I have been told by a beekeeper that took a bite of comb honey that had brood on the other side of the comb that the brood was bitter :eek:

DeeAnna
06-21-2011, 08:26 AM
Could be that cooking mellows the flavor -- think of raw vs. cooked onion or garlic. Also a bitter flavor might fit in okay with the other flavors in the fritter. But I'm just guessing here, since I haven't tried it.

RayMarler
06-21-2011, 11:02 AM
This was not brood, but a bee flew into my coffee and I drank her up, chewed her on the way down, tasted bitter green to me, and was crunchy even tho soaked in coffee.

DeeAnna
06-21-2011, 12:15 PM
Mmmmmm, Ray, sounds like that was an "interesting" experience!

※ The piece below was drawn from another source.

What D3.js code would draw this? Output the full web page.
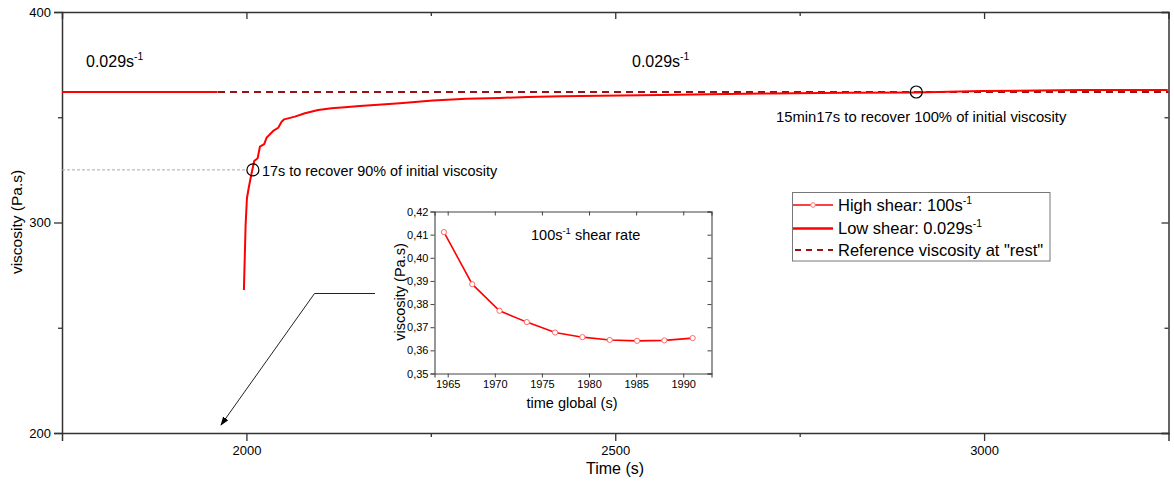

Someone posted to this thread (but for some reason the post is not showing up here) that they use bee pupae for fishing bait. That's not exactly a recipe, I suppose, unless you want to count it as an ingredient required to catch a nice supper. But it is a good use for pupae that might otherwise be discarded.

I look forward, MichaBees, to hear about your cooking experiment. I am very curious to learn if cooking changes the flavor of the brood vs. raw.

Michael Bush
07-10-2011, 11:31 AM
I haven't eaten them on a regular basis. Maybe the ones I ate had been fed something bitter... but they were a bit bitter. Not horrible, just not as pleasant as I had hoped.

brushmouth
07-13-2011, 08:10 PM
Thought I might try freezing for ice fishing bait?
Anyone tried them? :)

BM

Kazzandra
07-13-2011, 09:28 PM
I was just looking at my first potential brood combs and had planned freezing them for fishing bait!

Otherwise, I'm sure the chickens would know what to do with them.

I would imagine pet lizards would think frozen drones would be a godsend! Not having to buy crickets all of the time? That would be wonderful for the caretaker, as well.

Bodhi
08-15-2011, 08:36 PM
Otherwise, I'm sure the chickens would know what to do with them.


Once the Sebrights figured out what as under the cappings, they loved them. The less developed brood was favored over the older.

Gypsi
08-15-2011, 08:49 PM
This was not brood, but a bee flew into my coffee and I drank her up, chewed her on the way down, tasted bitter green to me, and was crunchy even tho soaked in coffee.

That spider that got in my coffee wasn't real tasty either, but I didn't die. This is good.

Gypsi
08-15-2011, 08:50 PM
Once the Sebrights figured out what as under the cappings, they loved them. The less developed brood was favored over the older.

Chickens love eating anything that doesn't eat chicken... And most any bug seems to be a treat!

sevenmmm
08-30-2011, 05:30 PM
I tried freezing some larvae and they turned black.

Will try some fresh ones here soon, but they seem fragile and don't think they will last very long on the hook.